Real estate agents scrape property listings to identify potential sellers. Recruiters scrape job boards to find candidates with specific skills. B2B companies scrape industry directories to build targeted marketing lists.
Market Research and Sentiment Analysis
Researchers scrape social media, review sites, and forums to analyze public opinion about products, brands, or topics. This sentiment data helps companies understand customer satisfaction and identify emerging trends.
Academic researchers scrape news sites, government databases, and scientific publications to gather data for studies. Financial analysts scrape earnings reports and SEC filings to inform investment decisions.
Content Aggregation and Monitoring
News aggregators scrape hundreds of news sources to compile comprehensive coverage of current events. Job boards scrape company career pages to create centralized listings. Real estate platforms aggregate listings from multiple sources.
Brand monitoring tools scrape the web for mentions of company names, products, or executives. This helps PR teams respond quickly to negative coverage or capitalize on positive buzz.
SEO and Digital Marketing
SEO professionals scrape search engine results pages (SERPs) to track keyword rankings, analyze competitor strategies, and identify content opportunities. They scrape backlink profiles to understand link-building patterns.
Digital marketers scrape social media platforms to analyze engagement metrics, identify influencers, and track campaign performance across channels.
| Industry | Common Scraping Applications | Typical Data Extracted |
|---|---|---|
| E-commerce | Price monitoring, product catalog updates, review aggregation | Prices, descriptions, images, ratings, availability |
| Real Estate | Property listing aggregation, market analysis, lead generation | Addresses, prices, features, agent contacts, photos |
| Finance | Stock data collection, news monitoring, regulatory filings | Prices, volumes, financial statements, analyst reports |
| Travel | Flight/hotel price tracking, review aggregation, availability monitoring | Prices, schedules, amenities, reviews, photos |
| Media | News aggregation, content monitoring, trend analysis | Headlines, articles, publication dates, authors, images |
Tools and Techniques for Web Scraping
The web scraping ecosystem offers tools for every skill level and use case. Choosing the right tool depends on your technical expertise, the complexity of your target sites, and your budget.

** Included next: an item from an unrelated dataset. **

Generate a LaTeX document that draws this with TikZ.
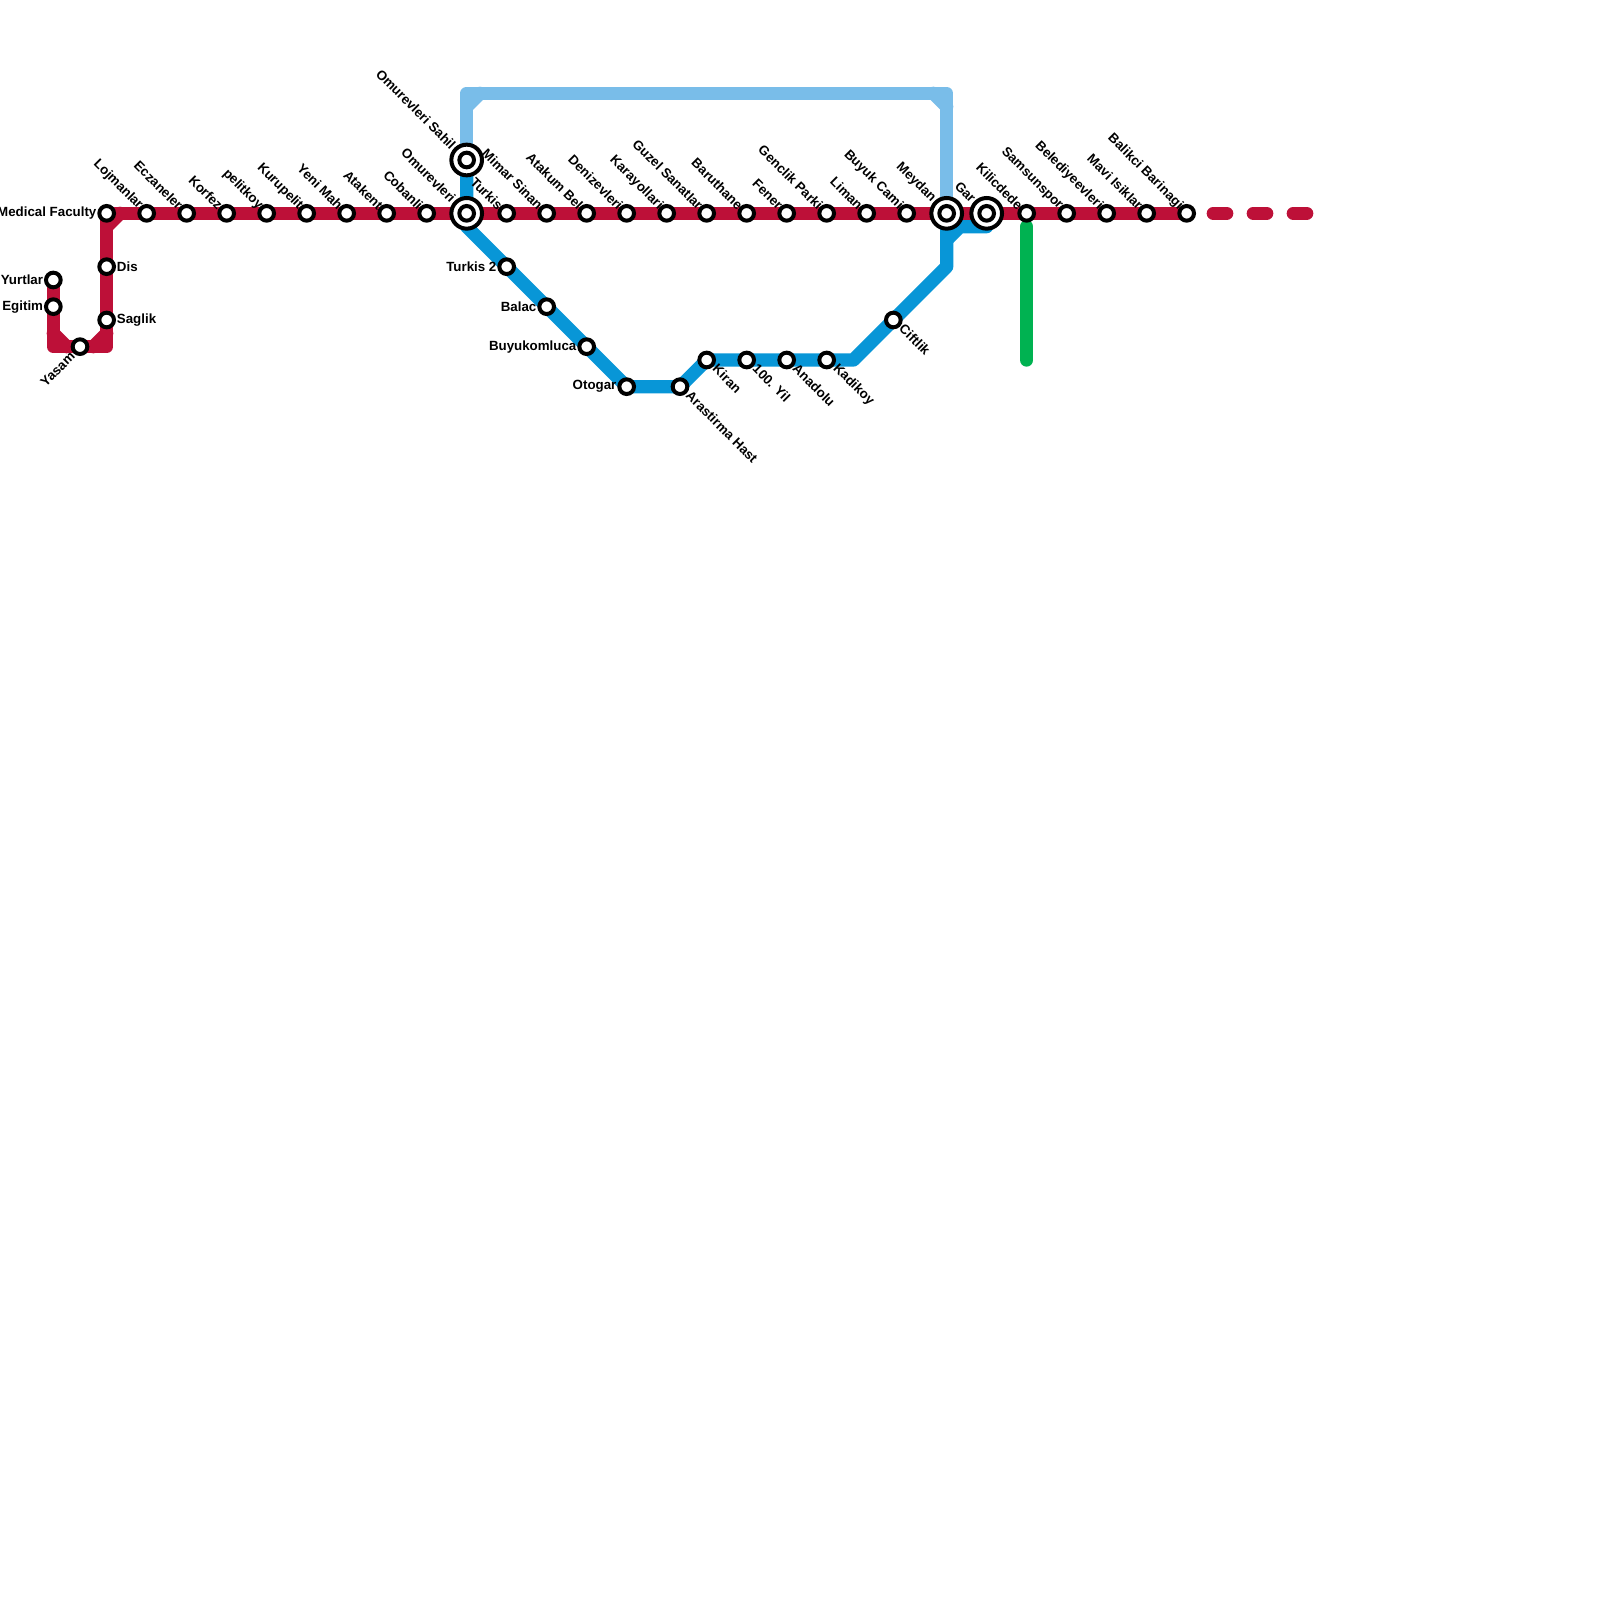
\documentclass[tikz,border=0pt]{standalone}
\usepackage{fontspec}
\setmainfont{Liberation Sans}
\usetikzlibrary{backgrounds}
\definecolor{cred}{HTML}{BD1038}
\definecolor{cblue}{HTML}{0896D7}
\definecolor{csky}{HTML}{79BDE9}
\definecolor{cgreen}{HTML}{00B251}
\tikzset{
  every picture/.style={x=0.25cm, y=0.25cm},
  stn/.style={circle, draw=black, fill=white, line width=0.075cm, minimum size=0.275cm, inner sep=0pt},
  bigstn/.style={circle, draw=black, fill=white, line width=0.075cm, minimum size=0.575cm, inner sep=0pt},
  metro/.style={draw=#1, line width=0.25cm, line join=round, line cap=round},
  toplabel/.style={font=\bfseries\fontsize{7.11}{8}\selectfont, rotate=-45, anchor=east, inner sep=0.5pt, xshift=#1},
  toplabel/.default=1.07pt,
  botlabel/.style={font=\bfseries\fontsize{7.11}{8}\selectfont, rotate=-45, anchor=west, inner sep=0.5pt, yshift=0.7pt},
  yasamlabel/.style={font=\bfseries\fontsize{7.11}{8}\selectfont, rotate=45, anchor=east, inner sep=0.5pt},
  sidelabel/.style={font=\bfseries\fontsize{7.11}{8}\selectfont, inner sep=0.3pt},
}
\begin{document}
\begin{tikzpicture}
  \useasboundingbox (0,0) rectangle (120,-120);

  \node[stn, label={[sidelabel]180:Yurtlar}] (yurtlar) at (4,-21) {};
  \node[stn, label={[sidelabel]180:Egitim}] (egitim) at (4,-23) {};
  \node[stn, label={[yasamlabel]225:Yasam}] (yasam) at (6,-26) {};
  \node[stn, label={[sidelabel]0:Saglik}] (saglik) at (8,-24) {};
  \node[stn, label={[sidelabel]0:Dis}] (dis) at (8,-20) {};
  \node[stn, label={[sidelabel]180:Medical Faculty}] (medical) at (8,-16) {};
  \node[stn, label={[toplabel]135:Lojmanlar}] (lojmanlar) at (11,-16) {};
  \node[stn, label={[toplabel]135:Eczaneler}] (eczaneler) at (14,-16) {};
  \node[stn, label={[toplabel]135:Korfez}] (korfez) at (17,-16) {};
  \node[stn, label={[toplabel]135:pelitkoy}] (pelitkoy) at (20,-16) {};
  \node[stn, label={[toplabel]135:Kurupelit}] (kurupelit) at (23,-16) {};
  \node[stn, label={[toplabel]135:Yeni Mah}] (yenimah) at (26,-16) {};
  \node[stn, label={[toplabel]135:Atakent}] (atakent) at (29,-16) {};
  \node[stn, label={[toplabel]135:Cobanli}] (cobanli) at (32,-16) {};
  \node[bigstn, label={[toplabel=0pt]135:Omurevleri}] (omurevleri) at (35,-16) {};
  \node[stn] (omurevleriin) at (35,-16) {};
  \node[bigstn, label={[toplabel=0pt]135:Omurevleri Sahil}] (sahil) at (35,-12) {};
  \node[stn] (sahilin) at (35,-12) {};
  \node[stn, label={[toplabel]135:Turkis}] (turkis) at (38,-16) {};
  \node[stn, label={[toplabel]135:Mimar Sinan}] (mimar) at (41,-16) {};
  \node[stn, label={[toplabel]135:Atakum Bel}] (atakum) at (44,-16) {};
  \node[stn, label={[toplabel]135:Denizevleri}] (denizevleri) at (47,-16) {};
  \node[stn, label={[toplabel]135:Karayollari}] (karayollari) at (50,-16) {};
  \node[stn, label={[toplabel]135:Guzel Sanatlar}] (guzel) at (53,-16) {};
  \node[stn, label={[toplabel]135:Baruthane}] (baruthane) at (56,-16) {};
  \node[stn, label={[toplabel]135:Fener}] (fener) at (59,-16) {};
  \node[stn, label={[toplabel]135:Genclik Parki}] (genclik) at (62,-16) {};
  \node[stn, label={[toplabel]135:Liman}] (liman) at (65,-16) {};
  \node[stn, label={[toplabel]135:Buyuk Cami}] (buyuk) at (68,-16) {};
  \node[bigstn, label={[toplabel=0pt]135:Meydan}] (meydan) at (71,-16) {};
  \node[stn] (meydanin) at (71,-16) {};
  \node[bigstn, label={[toplabel=0pt]135:Gar}] (gar) at (74,-16) {};
  \node[stn] (garin) at (74,-16) {};
  \node[stn, label={[toplabel]135:Kilicdede}] (kilicdede) at (77,-16) {};
  \node[stn, label={[toplabel]135:Samsunspor}] (samsunspor) at (80,-16) {};
  \node[stn, label={[toplabel]135:Belediyeevleri}] (belediye) at (83,-16) {};
  \node[stn, label={[toplabel]135:Mavi Isiklar}] (mavi) at (86,-16) {};
  \node[stn, label={[toplabel]135:Balikci Barinagi}] (balikci) at (89,-16) {};

  \node[stn, label={[sidelabel]180:Turkis 2}] (turkisb) at (38,-20) {};
  \node[stn, label={[sidelabel]180:Balac}] (balac) at (41,-23) {};
  \node[stn, label={[sidelabel]180:Buyukomluca}] (buyukomluca) at (44,-26) {};
  \node[stn, label={[sidelabel]180:Otogar}] (otogar) at (47,-29) {};
  \node[stn, label={[botlabel]315:Arastirma Hast}] (arastirma) at (51,-29) {};
  \node[stn, label={[botlabel]315:Kiran}] (kiran) at (53,-27) {};
  \node[stn, label={[botlabel]315:100. Yil}] (yuzyil) at (56,-27) {};
  \node[stn, label={[botlabel]315:Anadolu}] (anadolu) at (59,-27) {};
  \node[stn, label={[botlabel]315:Kadikoy}] (kadikoy) at (62,-27) {};
  \node[stn, label={[botlabel]315:Ciftlik}] (ciftlik) at (67,-24) {};

  \coordinate (redsw) at (4,-26);
  \coordinate (redswa) at (4,-25);
  \coordinate (redswb) at (5,-26);
  \coordinate (redse) at (8,-26);
  \coordinate (redsea) at (7,-26);
  \coordinate (redseb) at (8,-25);
  \coordinate (rednw) at (8,-17);
  \coordinate (rednwb) at (9,-16);
  \coordinate (skynw) at (35,-7);
  \coordinate (skynwa) at (35,-8);
  \coordinate (skynwb) at (36,-7);
  \coordinate (skyne) at (71,-7);
  \coordinate (skynea) at (70,-7);
  \coordinate (skyneb) at (71,-8);
  \coordinate (bluedown) at (35,-17);
  \coordinate (bluebend) at (64,-27);
  \coordinate (blueup) at (71,-20);
  \coordinate (bluefork) at (71,-18);
  \coordinate (bluearm) at (72,-17);
  \coordinate (blueend) at (74,-17);
  \coordinate (greentop) at (77,-17);
  \coordinate (greenend) at (77,-27);
  \coordinate (dashstart) at (91,-16);
  \coordinate (dashend) at (98,-16);

  \begin{scope}[on background layer]
    \draw[metro=csky] (sahil.center) -- (skynw) -- (skyne) -- (meydan.center);
    \draw[metro=csky] (skynwa) -- (skynwb);
    \draw[metro=csky] (skynea) -- (skyneb);
    \draw[metro=cblue] (sahil.center) -- (omurevleri.center) -- (bluedown) -- (turkisb.center) -- (balac.center) -- (buyukomluca.center) -- (otogar.center) -- (arastirma.center) -- (kiran.center) -- (yuzyil.center) -- (anadolu.center) -- (kadikoy.center) -- (bluebend) -- (ciftlik.center) -- (blueup) -- (meydan.center);
    \draw[metro=cblue] (bluefork) -- (bluearm) -- (blueend);
    \draw[metro=cgreen] (greentop) -- (greenend);
    \draw[metro=cred] (yurtlar.center) -- (egitim.center) -- (redsw) -- (yasam.center) -- (redse) -- (saglik.center) -- (dis.center) -- (medical.center) -- (lojmanlar.center) -- (eczaneler.center) -- (korfez.center) -- (pelitkoy.center) -- (kurupelit.center) -- (yenimah.center) -- (atakent.center) -- (cobanli.center) -- (omurevleri.center) -- (turkis.center) -- (mimar.center) -- (atakum.center) -- (denizevleri.center) -- (karayollari.center) -- (guzel.center) -- (baruthane.center) -- (fener.center) -- (genclik.center) -- (liman.center) -- (buyuk.center) -- (meydan.center) -- (gar.center) -- (kilicdede.center) -- (samsunspor.center) -- (belediye.center) -- (mavi.center) -- (balikci.center);
    \draw[metro=cred] (redswa) -- (redswb);
    \draw[metro=cred] (redsea) -- (redseb);
    \draw[metro=cred] (rednw) -- (rednwb);
    \draw[metro=cred, dash pattern=on 0.25cm off 0.5cm] (dashstart) -- (dashend);
  \end{scope}
\end{tikzpicture}
\end{document}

No-Code and Low-Code Solutions
If you're not a programmer, no-code tools let you scrape websites through visual interfaces. You point and click on the data you want, and the tool generates the scraper for you.

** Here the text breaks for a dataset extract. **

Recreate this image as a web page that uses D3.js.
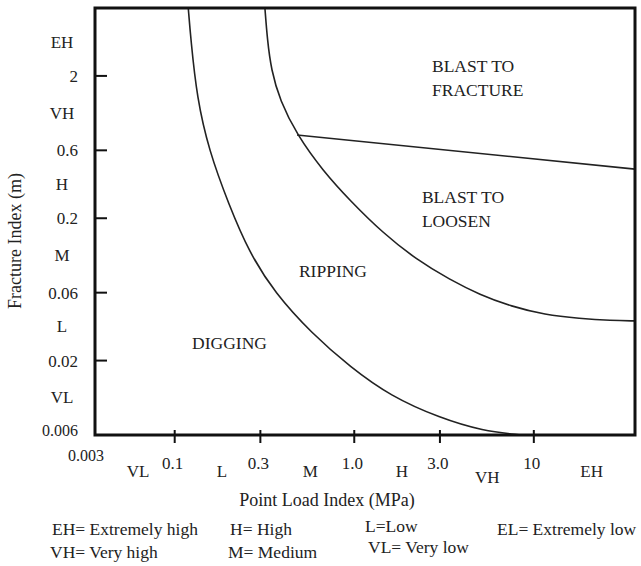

Browser Extensions: Simple extensions like Web Scraper or Data Miner work directly in Chrome or Firefox. They're perfect for one-off scraping tasks or small datasets. You select elements on the page, define your data structure, and export to CSV or JSON.
Cloud-Based Platforms: Services like Octoparse, ParseHub, and Apify provide more powerful features without requiring code. They handle JavaScript rendering, pagination, and scheduling. Many offer free tiers for small projects.
Spreadsheet Add-ons: Google Sheets functions like IMPORTXML and IMPORTHTML can scrape simple data directly into spreadsheets. Excel has similar capabilities through Power Query.
Programming Libraries and Frameworks
For developers, programming libraries offer maximum flexibility and control. You write code that defines exactly how to scrape and process data.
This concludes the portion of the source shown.